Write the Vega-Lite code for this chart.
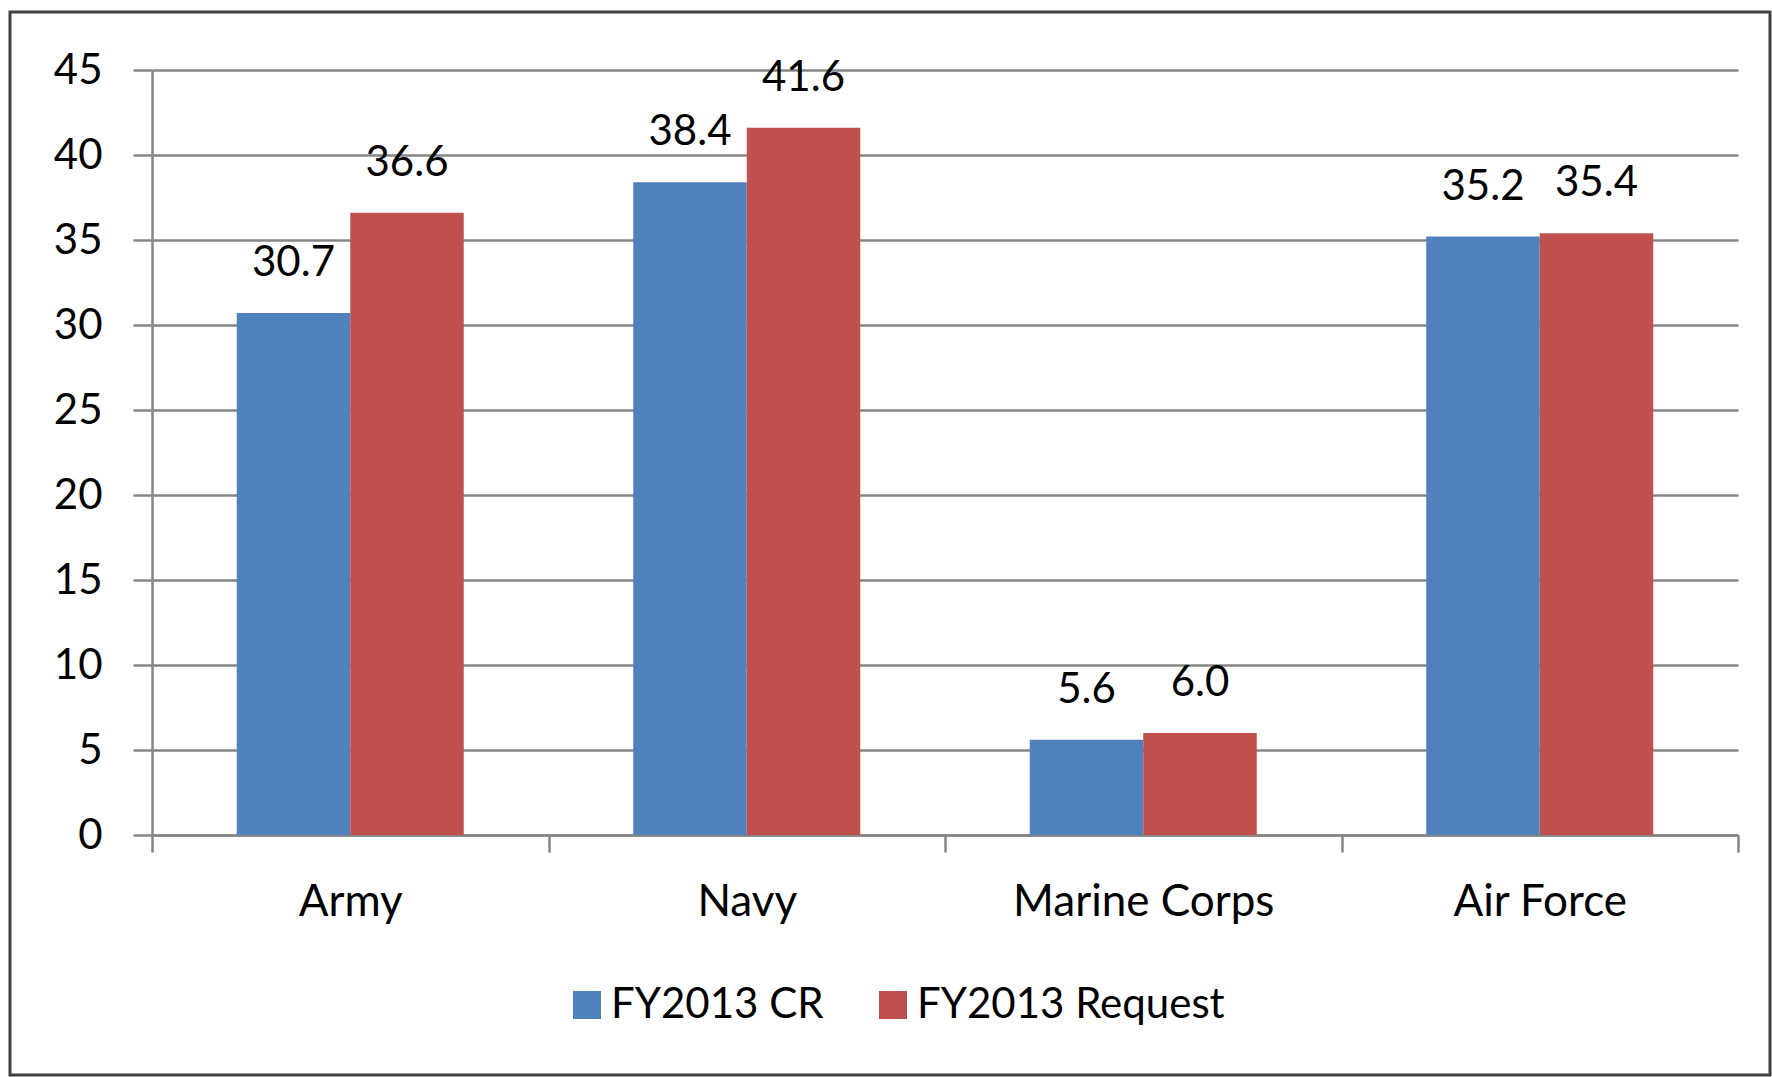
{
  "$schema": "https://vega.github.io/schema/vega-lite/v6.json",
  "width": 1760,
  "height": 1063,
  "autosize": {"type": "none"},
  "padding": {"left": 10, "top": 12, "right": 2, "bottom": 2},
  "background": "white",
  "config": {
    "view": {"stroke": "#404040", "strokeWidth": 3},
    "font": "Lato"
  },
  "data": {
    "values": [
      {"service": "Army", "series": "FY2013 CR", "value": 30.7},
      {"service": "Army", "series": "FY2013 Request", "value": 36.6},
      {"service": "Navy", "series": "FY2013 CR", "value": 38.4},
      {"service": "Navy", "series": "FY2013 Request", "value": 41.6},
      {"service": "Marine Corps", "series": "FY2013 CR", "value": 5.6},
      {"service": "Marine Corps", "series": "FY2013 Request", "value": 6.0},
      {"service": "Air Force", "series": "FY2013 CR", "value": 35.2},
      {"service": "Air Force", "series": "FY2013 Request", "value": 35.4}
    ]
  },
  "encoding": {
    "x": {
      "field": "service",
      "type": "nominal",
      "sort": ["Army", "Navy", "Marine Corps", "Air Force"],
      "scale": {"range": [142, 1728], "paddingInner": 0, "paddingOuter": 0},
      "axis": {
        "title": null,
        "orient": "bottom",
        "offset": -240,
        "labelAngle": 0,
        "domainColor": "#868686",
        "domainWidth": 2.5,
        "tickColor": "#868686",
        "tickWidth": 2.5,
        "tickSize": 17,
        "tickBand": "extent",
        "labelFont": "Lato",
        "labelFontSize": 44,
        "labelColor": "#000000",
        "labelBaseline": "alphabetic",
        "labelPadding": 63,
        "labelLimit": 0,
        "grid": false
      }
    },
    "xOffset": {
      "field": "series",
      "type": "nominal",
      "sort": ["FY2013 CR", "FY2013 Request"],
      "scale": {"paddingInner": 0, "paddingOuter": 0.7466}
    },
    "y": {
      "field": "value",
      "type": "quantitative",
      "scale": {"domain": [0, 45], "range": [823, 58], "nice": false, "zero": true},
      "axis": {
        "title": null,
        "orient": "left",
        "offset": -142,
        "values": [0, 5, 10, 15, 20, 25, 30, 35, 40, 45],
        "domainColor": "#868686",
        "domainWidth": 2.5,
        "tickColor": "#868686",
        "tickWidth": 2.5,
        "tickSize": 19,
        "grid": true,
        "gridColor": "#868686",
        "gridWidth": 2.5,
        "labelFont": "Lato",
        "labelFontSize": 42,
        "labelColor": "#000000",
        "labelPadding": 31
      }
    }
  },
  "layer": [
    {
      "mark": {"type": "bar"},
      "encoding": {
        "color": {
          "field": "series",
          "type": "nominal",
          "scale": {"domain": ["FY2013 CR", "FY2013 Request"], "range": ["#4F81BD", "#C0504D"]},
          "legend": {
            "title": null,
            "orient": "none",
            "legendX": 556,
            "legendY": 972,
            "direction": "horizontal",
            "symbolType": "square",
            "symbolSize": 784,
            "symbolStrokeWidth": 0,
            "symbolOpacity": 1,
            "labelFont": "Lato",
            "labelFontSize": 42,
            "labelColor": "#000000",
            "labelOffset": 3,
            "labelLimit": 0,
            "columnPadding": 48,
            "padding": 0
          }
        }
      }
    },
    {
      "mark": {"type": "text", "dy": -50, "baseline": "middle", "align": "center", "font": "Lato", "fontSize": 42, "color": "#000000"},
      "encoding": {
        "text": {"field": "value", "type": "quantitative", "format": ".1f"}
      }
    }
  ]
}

————

[SHORT PROBLEM] Restate the whole listing above exactly, except for its images.

[EXERCISE RESPONSE]
Write the Vega-Lite code for this chart.
{
  "$schema": "https://vega.github.io/schema/vega-lite/v6.json",
  "width": 1760,
  "height": 1063,
  "autosize": {"type": "none"},
  "padding": {"left": 10, "top": 12, "right": 2, "bottom": 2},
  "background": "white",
  "config": {
    "view": {"stroke": "#404040", "strokeWidth": 3},
    "font": "Lato"
  },
  "data": {
    "values": [
      {"service": "Army", "series": "FY2013 CR", "value": 30.7},
      {"service": "Army", "series": "FY2013 Request", "value": 36.6},
      {"service": "Navy", "series": "FY2013 CR", "value": 38.4},
      {"service": "Navy", "series": "FY2013 Request", "value": 41.6},
      {"service": "Marine Corps", "series": "FY2013 CR", "value": 5.6},
      {"service": "Marine Corps", "series": "FY2013 Request", "value": 6.0},
      {"service": "Air Force", "series": "FY2013 CR", "value": 35.2},
      {"service": "Air Force", "series": "FY2013 Request", "value": 35.4}
    ]
  },
  "encoding": {
    "x": {
      "field": "service",
      "type": "nominal",
      "sort": ["Army", "Navy", "Marine Corps", "Air Force"],
      "scale": {"range": [142, 1728], "paddingInner": 0, "paddingOuter": 0},
      "axis": {
        "title": null,
        "orient": "bottom",
        "offset": -240,
        "labelAngle": 0,
        "domainColor": "#868686",
        "domainWidth": 2.5,
        "tickColor": "#868686",
        "tickWidth": 2.5,
        "tickSize": 17,
        "tickBand": "extent",
        "labelFont": "Lato",
        "labelFontSize": 44,
        "labelColor": "#000000",
        "labelBaseline": "alphabetic",
        "labelPadding": 63,
        "labelLimit": 0,
        "grid": false
      }
    },
    "xOffset": {
      "field": "series",
      "type": "nominal",
      "sort": ["FY2013 CR", "FY2013 Request"],
      "scale": {"paddingInner": 0, "paddingOuter": 0.7466}
    },
    "y": {
      "field": "value",
      "type": "quantitative",
      "scale": {"domain": [0, 45], "range": [823, 58], "nice": false, "zero": true},
      "axis": {
        "title": null,
        "orient": "left",
        "offset": -142,
        "values": [0, 5, 10, 15, 20, 25, 30, 35, 40, 45],
        "domainColor": "#868686",
        "domainWidth": 2.5,
        "tickColor": "#868686",
        "tickWidth": 2.5,
        "tickSize": 19,
        "grid": true,
        "gridColor": "#868686",
        "gridWidth": 2.5,
        "labelFont": "Lato",
        "labelFontSize": 42,
        "labelColor": "#000000",
        "labelPadding": 31
      }
    }
  },
  "layer": [
    {
      "mark": {"type": "bar"},
      "encoding": {
        "color": {
          "field": "series",
          "type": "nominal",
          "scale": {"domain": ["FY2013 CR", "FY2013 Request"], "range": ["#4F81BD", "#C0504D"]},
          "legend": {
            "title": null,
            "orient": "none",
            "legendX": 556,
            "legendY": 972,
            "direction": "horizontal",
            "symbolType": "square",
            "symbolSize": 784,
            "symbolStrokeWidth": 0,
            "symbolOpacity": 1,
            "labelFont": "Lato",
            "labelFontSize": 42,
            "labelColor": "#000000",
            "labelOffset": 3,
            "labelLimit": 0,
            "columnPadding": 48,
            "padding": 0
          }
        }
      }
    },
    {
      "mark": {"type": "text", "dy": -50, "baseline": "middle", "align": "center", "font": "Lato", "fontSize": 42, "color": "#000000"},
      "encoding": {
        "text": {"field": "value", "type": "quantitative", "format": ".1f"}
      }
    }
  ]
}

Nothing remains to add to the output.